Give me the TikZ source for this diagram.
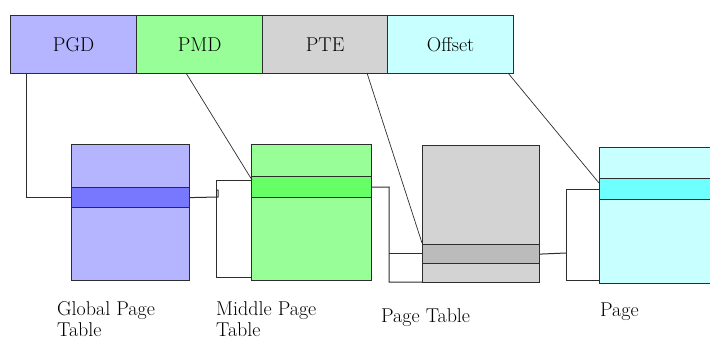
\documentclass[tikz,border=0pt]{standalone}
\usepackage{mathptmx}
\usetikzlibrary{calc}
\definecolor{gdlight}{RGB}{180,180,255}
\definecolor{gddark}{RGB}{120,120,255}
\definecolor{mdlight}{RGB}{152,255,152}
\definecolor{mddark}{RGB}{102,255,102}
\definecolor{telight}{RGB}{211,211,211}
\definecolor{tedark}{RGB}{187,187,187}
\definecolor{oflight}{RGB}{200,255,255}
\definecolor{ofdark}{RGB}{110,255,255}
\definecolor{ink}{RGB}{45,45,45}
\tikzset{
  cell/.style={draw=ink, line width=1.2pt, inner sep=0pt, anchor=north west,
    minimum width=126pt, minimum height=58pt, font=\rmfamily\fontsize{20}{22}\selectfont},
  tablebox/.style={draw=ink, line width=1.2pt, inner sep=0pt, anchor=north west,
    minimum height=136pt},
  band/.style={draw=ink, line width=1.2pt, inner sep=0pt, anchor=north west},
  link/.style={draw=ink, line width=1pt},
  caption/.style={anchor=base west, inner sep=0pt, align=left,
    font=\rmfamily\fontsize{20}{21}\selectfont}
}
\begin{document}
\begin{tikzpicture}[x=1pt, y=-1pt]
\useasboundingbox (0,0) rectangle (710,340);
\clip (0,0) rectangle (710,340);

% virtual address fields
\node[cell, fill=gdlight, minimum width=126pt] (pgd) at (10,15) {PGD};
\node[cell, fill=mdlight, minimum width=126pt] (pmd) at (136,15) {PMD};
\node[cell, fill=telight, minimum width=125pt] (pte) at (262,15) {PTE};
\node[cell, fill=oflight, minimum width=126pt] (off) at (387,15) {Offset};

% global page table
\node[tablebox, fill=gdlight, minimum width=118pt] (gpt) at (71,144) {};
\node[band, fill=gddark, minimum width=118pt, minimum height=20pt] (gptband) at (71,187) {};
% middle page table
\node[tablebox, fill=mdlight, minimum width=120pt] (mpt) at (251,144) {};
\node[band, fill=mddark, minimum width=120pt, minimum height=21pt] (mptband) at (251,176) {};
% page table
\node[tablebox, fill=telight, minimum width=117pt, minimum height=137pt] (pt) at (422,145) {};
\node[band, fill=tedark, minimum width=117pt, minimum height=19pt] (ptband) at (422,244) {};
% page
\node[tablebox, fill=oflight, minimum width=130pt, minimum height=136pt] (pg) at (599,147) {};
\node[band, fill=ofdark, minimum width=130pt, minimum height=21pt] (pgband) at (599,178) {};

% captions (base anchor sits on the last line)
\node[caption] (gptcap) at (57,336) {Global Page\\Table};
\node[caption] (mptcap) at (216,336) {Middle Page\\Table};
\node[caption] (ptcap) at (381,322) {Page Table};
\node[caption] (pgcap) at (600,316) {Page};

% connector end points
\coordinate (pgdfoot) at (26,73);
\coordinate (pmdfoot) at (186,73);
\coordinate (ptefoot) at (367,73);
\coordinate (offfoot) at (508,73);
\coordinate (mpttop) at (252,180);
\coordinate (mptbot) at (252,277);
\coordinate (ptentry) at (422,243);
\coordinate (pttop) at (422,253);
\coordinate (ptbot) at (422,282);
\coordinate (pgtop) at (599,189);
\coordinate (pgentry) at (599,183);
\coordinate (pgbot) at (599,280);

% PGD indexes the global page table
\draw[link] (pgdfoot) |- (gptband.west);
% global entry points at the middle page table
\draw[link] (gptband.east) -- (218,197) -- (218,190) -- (216,190);
\draw[link] (mpttop) -- (216,180) -- (216,277) -- (mptbot);
% PMD indexes the middle page table
\draw[link, line width=0.7pt] (pmdfoot) -- (mpttop);
% middle entry points at the page table
\draw[link] (mptband.east) -- (389,187) -- (389,282) -- (ptbot);
\draw[link] (389,253) -- (pttop);
% PTE indexes the page table
\draw[link, line width=0.7pt] (ptefoot) -- (ptentry);
% page table entry points at the page
\draw[link] (ptband.east) -- (566,253);
\draw[link] (pgtop) -- (566,189) -- (566,280) -- (pgbot);
% offset indexes the page
\draw[link, line width=0.7pt] (offfoot) -- (pgentry);
\end{tikzpicture}
\end{document}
—————
GOAL => Transcribe all the data word for word; the images stay out.

TASK ANSWER =>
Give me the TikZ source for this diagram.
\documentclass[tikz,border=0pt]{standalone}
\usepackage{mathptmx}
\usetikzlibrary{calc}
\definecolor{gdlight}{RGB}{180,180,255}
\definecolor{gddark}{RGB}{120,120,255}
\definecolor{mdlight}{RGB}{152,255,152}
\definecolor{mddark}{RGB}{102,255,102}
\definecolor{telight}{RGB}{211,211,211}
\definecolor{tedark}{RGB}{187,187,187}
\definecolor{oflight}{RGB}{200,255,255}
\definecolor{ofdark}{RGB}{110,255,255}
\definecolor{ink}{RGB}{45,45,45}
\tikzset{
  cell/.style={draw=ink, line width=1.2pt, inner sep=0pt, anchor=north west,
    minimum width=126pt, minimum height=58pt, font=\rmfamily\fontsize{20}{22}\selectfont},
  tablebox/.style={draw=ink, line width=1.2pt, inner sep=0pt, anchor=north west,
    minimum height=136pt},
  band/.style={draw=ink, line width=1.2pt, inner sep=0pt, anchor=north west},
  link/.style={draw=ink, line width=1pt},
  caption/.style={anchor=base west, inner sep=0pt, align=left,
    font=\rmfamily\fontsize{20}{21}\selectfont}
}
\begin{document}
\begin{tikzpicture}[x=1pt, y=-1pt]
\useasboundingbox (0,0) rectangle (710,340);
\clip (0,0) rectangle (710,340);

% virtual address fields
\node[cell, fill=gdlight, minimum width=126pt] (pgd) at (10,15) {PGD};
\node[cell, fill=mdlight, minimum width=126pt] (pmd) at (136,15) {PMD};
\node[cell, fill=telight, minimum width=125pt] (pte) at (262,15) {PTE};
\node[cell, fill=oflight, minimum width=126pt] (off) at (387,15) {Offset};

% global page table
\node[tablebox, fill=gdlight, minimum width=118pt] (gpt) at (71,144) {};
\node[band, fill=gddark, minimum width=118pt, minimum height=20pt] (gptband) at (71,187) {};
% middle page table
\node[tablebox, fill=mdlight, minimum width=120pt] (mpt) at (251,144) {};
\node[band, fill=mddark, minimum width=120pt, minimum height=21pt] (mptband) at (251,176) {};
% page table
\node[tablebox, fill=telight, minimum width=117pt, minimum height=137pt] (pt) at (422,145) {};
\node[band, fill=tedark, minimum width=117pt, minimum height=19pt] (ptband) at (422,244) {};
% page
\node[tablebox, fill=oflight, minimum width=130pt, minimum height=136pt] (pg) at (599,147) {};
\node[band, fill=ofdark, minimum width=130pt, minimum height=21pt] (pgband) at (599,178) {};

% captions (base anchor sits on the last line)
\node[caption] (gptcap) at (57,336) {Global Page\\Table};
\node[caption] (mptcap) at (216,336) {Middle Page\\Table};
\node[caption] (ptcap) at (381,322) {Page Table};
\node[caption] (pgcap) at (600,316) {Page};

% connector end points
\coordinate (pgdfoot) at (26,73);
\coordinate (pmdfoot) at (186,73);
\coordinate (ptefoot) at (367,73);
\coordinate (offfoot) at (508,73);
\coordinate (mpttop) at (252,180);
\coordinate (mptbot) at (252,277);
\coordinate (ptentry) at (422,243);
\coordinate (pttop) at (422,253);
\coordinate (ptbot) at (422,282);
\coordinate (pgtop) at (599,189);
\coordinate (pgentry) at (599,183);
\coordinate (pgbot) at (599,280);

% PGD indexes the global page table
\draw[link] (pgdfoot) |- (gptband.west);
% global entry points at the middle page table
\draw[link] (gptband.east) -- (218,197) -- (218,190) -- (216,190);
\draw[link] (mpttop) -- (216,180) -- (216,277) -- (mptbot);
% PMD indexes the middle page table
\draw[link, line width=0.7pt] (pmdfoot) -- (mpttop);
% middle entry points at the page table
\draw[link] (mptband.east) -- (389,187) -- (389,282) -- (ptbot);
\draw[link] (389,253) -- (pttop);
% PTE indexes the page table
\draw[link, line width=0.7pt] (ptefoot) -- (ptentry);
% page table entry points at the page
\draw[link] (ptband.east) -- (566,253);
\draw[link] (pgtop) -- (566,189) -- (566,280) -- (pgbot);
% offset indexes the page
\draw[link, line width=0.7pt] (offfoot) -- (pgentry);
\end{tikzpicture}
\end{document}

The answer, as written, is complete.